Despite pretty basic code, the performance is very good.
Sigh, this is so much a case of "I have this nice hammer and I will use it for this screw". Maybe this works ok on simple joins with small CSV, but let's just import the CSV into database temp tables and get the job.
As always, the correct answer depends on what you have installed, what you’re familiar with, how much data you have, and whether you’re going to be doing it on a regular basis and want to automate it.
Sure, but I think there is a widespread hesitation to use a db unless one's data reaches a higher level of size and complexity, which is misguided.
What I'm saying is that it's good to start with a database from the start, even if the problem seems too trivial for it. That way, if your problem grows into something that actually needs it, you already have it in a suitable database and the code to deal with that.

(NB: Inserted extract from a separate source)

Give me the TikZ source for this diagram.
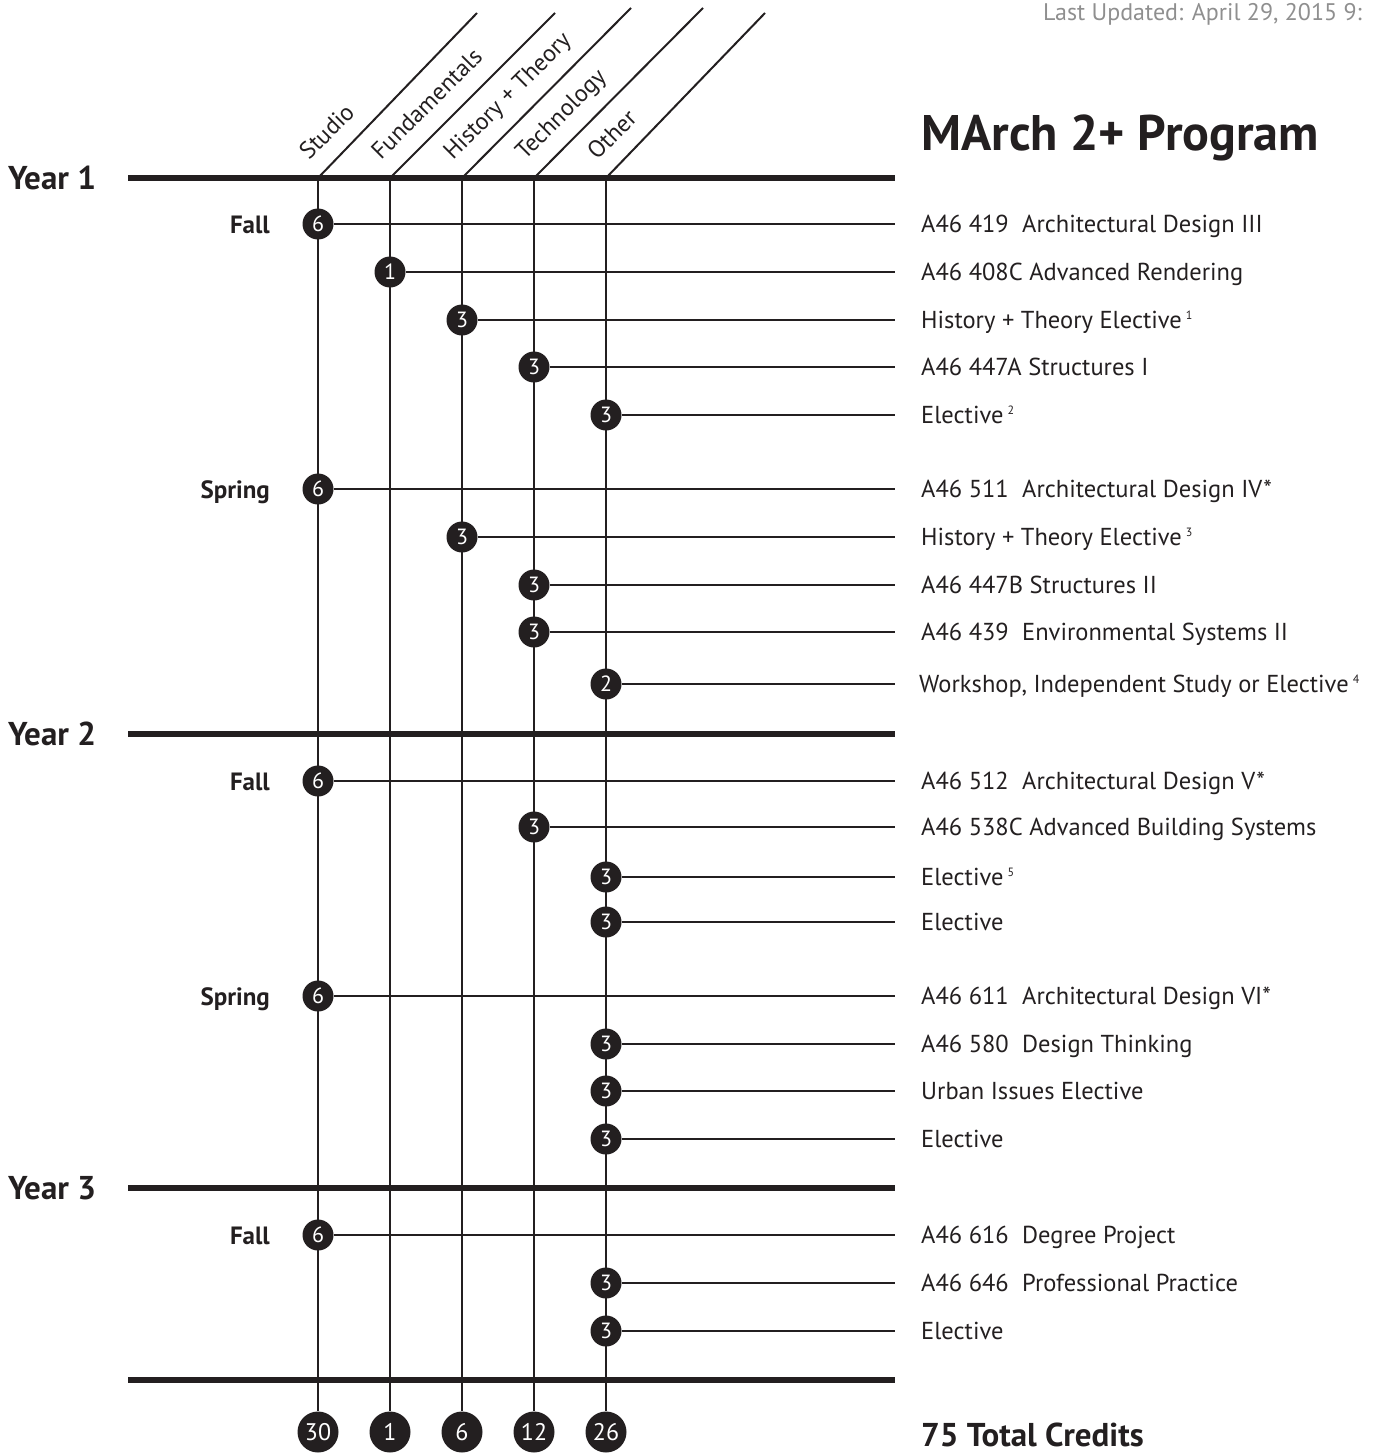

xsv can be inserted into a shell pipeline at the drop of a hat, regardless of how much data you have. Using a DB is typically much more effort. Just look at the other comments in this thread. Tons of complaints about it being slow and trying to finagle indices to make it better.
Sometimes functionality isn't the only thing that's important. Expression can be just as important.
For an advanced challenge: do it for a hundred large bz2 files too big to fit on disk in an uncompressed state, such as the monthly-compiled hourly dumps of Wikipedia Pagecounts-EZ (https://dumps.wikimedia.org/other/pagecounts-ez/). This is feasible with CLI utils, but not trivial.
It is a GUI tool for Windows and Mac. No syntax to remember. Just drag the two files on to EDT and click the 'Join' button then choose the columns to join.
Join is just one of 36 transforms available. There is a 7 day free trial.
Thanks for the explanation. I get that you don't want overly promotional posts. But:
-Easy Data Transform performs SQL-style joins on CSV files. It is one of its main use cases.
-The OP didn't mention anything about it having to be command line.